Open tomoohive opened 3 years ago
In WYGIWYS, the RNN is applied to the CNN output to capture longer spatial dependences. You can apply the RNN to each column of the the CNN output.
Not sure if I did this right but I did a small experiment with WYGIWYS using this implementation. I used format_html
function
available in exploring_PubTabNet_dataset.ipynb and created a label file for few images, I just took few hundered sample images and ran training for 2 epochs and got the results like <html> <th> UNK </th> UNK UNK </html>
where UNK was the token for out of vocab word. Maybe this happend because I used vocab from this PubTabNet dataset which are basically characters but WYGIWYS expects word tokens in the vocab. If you can create a vocab of words and use this function to generate label files with proper spacing, for each image maybe this can work
@nishchay47b When I train WYGIWYS, I used the character level tokenization, where HTML tags are single tokens.

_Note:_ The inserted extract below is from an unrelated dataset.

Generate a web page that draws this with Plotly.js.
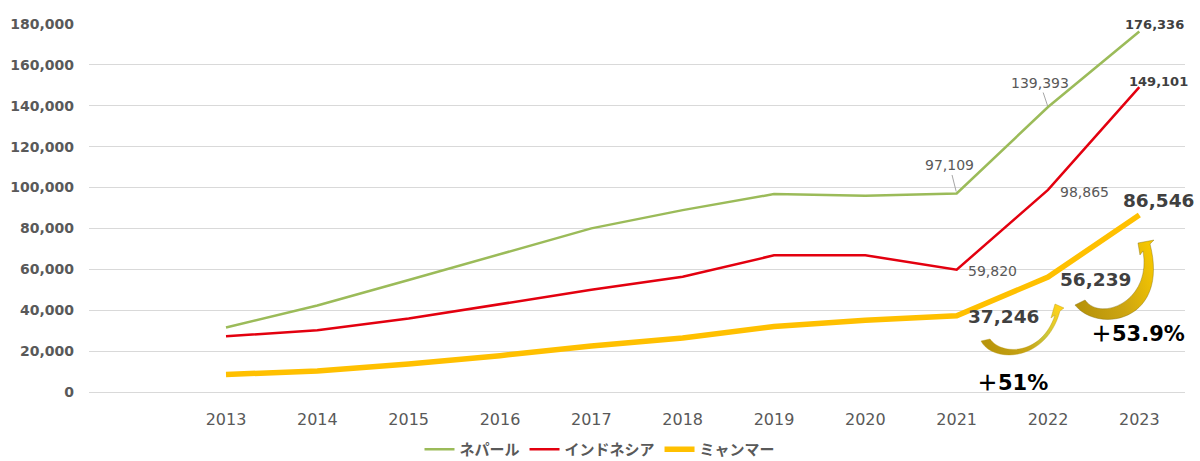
<!DOCTYPE html>
<html>
<head>
<meta charset="utf-8">
<script src="https://cdn.plot.ly/plotly-3.0.1.min.js"></script>
<style>
  html, body { margin: 0; padding: 0; background: #fff; }
  #plot { width: 1200px; height: 461px; }
</style>
</head>
<body>
<div id="plot"></div>
<script>
const years = [2013, 2014, 2015, 2016, 2017, 2018, 2019, 2020, 2021, 2022, 2023];
const nepal = [31537, 42346, 54775, 67470, 80038, 88951, 96824, 95982, 97109, 139393, 176336];
const indonesia = [27214, 30210, 35910, 42850, 49982, 56346, 66860, 66832, 59820, 98865, 149101];
const myanmar = [8600, 10252, 13737, 17775, 22519, 26456, 32049, 35049, 37246, 56239, 86546];
const seriesNames = ['ネパール', 'インドネシア', 'ミャンマー'];
const yTicks = [0, 20000, 40000, 60000, 80000, 100000, 120000, 140000, 160000, 180000];
const growthLabels = ['＋51%', '＋53.9%'];

const numFont = 'DejaVu Sans, Verdana, sans-serif';
const jpFont = 'Noto Sans CJK JP, sans-serif';
const fmt = v => v.toLocaleString('en-US');

// plot area in pixels, used only to place the decorative curved arrows
const M = {l: 89, r: 15, t: 24, b: 69};
const W = 1200 - M.l - M.r, H = 461 - M.t - M.b;
function p(x, y) {
	return ((x - M.l) / W).toFixed(4) + ' ' + ((M.t + H - y) / H).toFixed(4);
}

const traces = [
	{x: years, y: nepal, name: seriesNames[0], mode: 'lines', line: {color: '#9BBB59', width: 2.5}},
	{x: years, y: indonesia, name: seriesNames[1], mode: 'lines', line: {color: '#E3000F', width: 2.5}},
	{x: years, y: myanmar, name: seriesNames[2], mode: 'lines', line: {color: '#FFC000', width: 5.5}}
];

const last = years.length - 1;
function label(x, y, opts) {
	return Object.assign({
		x: x, y: y, xref: 'x', yref: 'y', text: fmt(y), showarrow: false,
		font: {family: numFont, size: 14, color: '#595959'}
	}, opts);
}
// full-width plus comes from the CJK font, the rest stays in the number font
function growth(txt) {
	return '<span style="font-family:Noto Sans CJK JP">' + txt.charAt(0) + '</span>' + txt.slice(1);
}

const bold13 = {family: numFont, size: 13, color: '#404040', weight: 'bold'};
const bold18 = {family: numFont, size: 18.5, color: '#404040', weight: 'bold'};
const annotations = [
	label(years[last - 2], nepal[last - 2], {showarrow: true, arrowhead: 0, arrowwidth: 1,
		arrowcolor: '#A6A6A6', ax: -7, ay: -28, standoff: 2}),
	label(years[last - 1], nepal[last - 1], {showarrow: true, arrowhead: 0, arrowwidth: 1,
		arrowcolor: '#A6A6A6', ax: -8, ay: -24, standoff: 1}),
	label(years[last], nepal[last], {xshift: 15, yshift: 7, font: bold13}),
	label(years[last], indonesia[last], {xshift: 19, yshift: 6, font: bold13}),
	label(years[last - 1], indonesia[last - 1], {xshift: 36, yshift: -2}),
	label(years[last - 2], indonesia[last - 2], {xshift: 36, yshift: -1}),
	label(years[last], myanmar[last], {xshift: 19, yshift: 15, font: bold18}),
	label(years[last - 1], myanmar[last - 1], {xshift: 47, yshift: -2, font: bold18}),
	label(years[last - 2], myanmar[last - 2], {xshift: 47, yshift: -1, font: bold18}),
	{x: 2021.61, y: 5400, xref: 'x', yref: 'y', text: growth(growthLabels[0]), showarrow: false,
		font: {family: numFont, size: 21, color: '#000', weight: 'bold'}},
	{x: 2022.99, y: 29300, xref: 'x', yref: 'y', text: growth(growthLabels[1]), showarrow: false,
		font: {family: numFont, size: 21, color: '#000', weight: 'bold'}}
];

// curved growth arrows (decoration): tail, outer curve, head, inner curve
const arrow1 = 'M ' + p(981, 341) +
	' C ' + p(992, 363) + ' ' + p(1046, 363) + ' ' + p(1060, 311) +
	' L ' + p(1064, 308) + ' L ' + p(1055, 304) + ' L ' + p(1051, 318) + ' L ' + p(1055, 315) +
	' C ' + p(1042, 355) + ' ' + p(1002, 356) + ' ' + p(990, 339) + ' Z';
const arrow2 = 'M ' + p(1075, 305) +
	' C ' + p(1098, 334) + ' ' + p(1170, 322) + ' ' + p(1150, 244) +
	' L ' + p(1154, 240) + ' L ' + p(1138, 243) + ' L ' + p(1140, 255) + ' L ' + p(1143, 251) +
	' C ' + p(1152, 302) + ' ' + p(1100, 322) + ' ' + p(1085, 300) + ' Z';
const shapes = [
	{type: 'path', xref: 'paper', yref: 'paper', path: arrow1,
		fillcolor: '#D9B412', line: {color: '#B8960A', width: 0.4}},
	{type: 'path', xref: 'paper', yref: 'paper', path: arrow2,
		fillcolor: '#D2A915', line: {color: '#7F6A10', width: 0.4}}
];

const layout = {
	width: 1200,
	height: 461,
	margin: M,
	paper_bgcolor: '#fff',
	plot_bgcolor: '#fff',
	showlegend: true,
	hovermode: false,
	xaxis: {
		range: [2011.5, 2023.5],
		tickvals: years,
		ticktext: years.map(String),
		showgrid: false,
		zeroline: false,
		showline: false,
		ticks: '',
		ticklabelstandoff: 16,
		tickfont: {family: numFont, size: 16, color: '#595959'}
	},
	yaxis: {
		range: [0, 180000],
		tickvals: yTicks,
		ticktext: yTicks.map(fmt),
		showgrid: true,
		gridcolor: '#D9D9D9',
		gridwidth: 1,
		zeroline: true,
		zerolinecolor: '#D9D9D9',
		zerolinewidth: 1,
		showline: false,
		ticks: '',
		ticklabelstandoff: 14,
		tickfont: {family: numFont, size: 14, color: '#595959', weight: 'bold'}
	},
	legend: {
		orientation: 'h',
		xref: 'container', yref: 'container',
		x: 0.5, xanchor: 'center',
		y: 0.025, yanchor: 'middle',
		itemwidth: 30,
		font: {family: jpFont, size: 15, color: '#595959', weight: 'bold'}
	},
	annotations: annotations,
	shapes: shapes
};

// gold-to-yellow gradients for the two arrows, added into the svg after drawing
function addGradients(gd) {
	const ns = 'http://www.w3.org/2000/svg';
	const defs = gd.querySelector('svg.main-svg defs');
	const grads = [
		['arrowGrad1', [[0, '#B8950C'], [0.45, '#C9A514'], [0.7, '#C8C63A'], [1, '#FFD21A']]],
		['arrowGrad2', [[0, '#B8940A'], [0.5, '#CDA512'], [1, '#F5C600']]]
	];
	grads.forEach(function (g) {
		const lg = document.createElementNS(ns, 'linearGradient');
		lg.setAttribute('id', g[0]);
		lg.setAttribute('x1', '0'); lg.setAttribute('y1', '0.6');
		lg.setAttribute('x2', '1'); lg.setAttribute('y2', '0.3');
		g[1].forEach(function (s) {
			const stop = document.createElementNS(ns, 'stop');
			stop.setAttribute('offset', s[0]);
			stop.setAttribute('stop-color', s[1]);
			lg.appendChild(stop);
		});
		defs.appendChild(lg);
	});
	const paths = gd.querySelectorAll('.shapelayer path');
	paths.forEach(function (el, i) {
		if (i < grads.length) el.style.fill = 'url(#' + grads[i][0] + ')';
	});
}

Plotly.newPlot('plot', traces, layout, {displayModeBar: false, staticPlot: true})
	.then(addGradients);
</script>
</body>
</html>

I think that I want to implement WYGIWYS before implementation of EDD. I saw this issue. (https://github.com/ibm-aur-nlp/PubTabNet/issues/6#issuecomment-630506737) I'd like to know more details of WYGIWYS model.
Please tell me where should I add the RNN model to the original tutorial source? Also, what role is that RNN?
I'm thinking that RNN works prediction of structure of the table. Is this understanding of mine correct?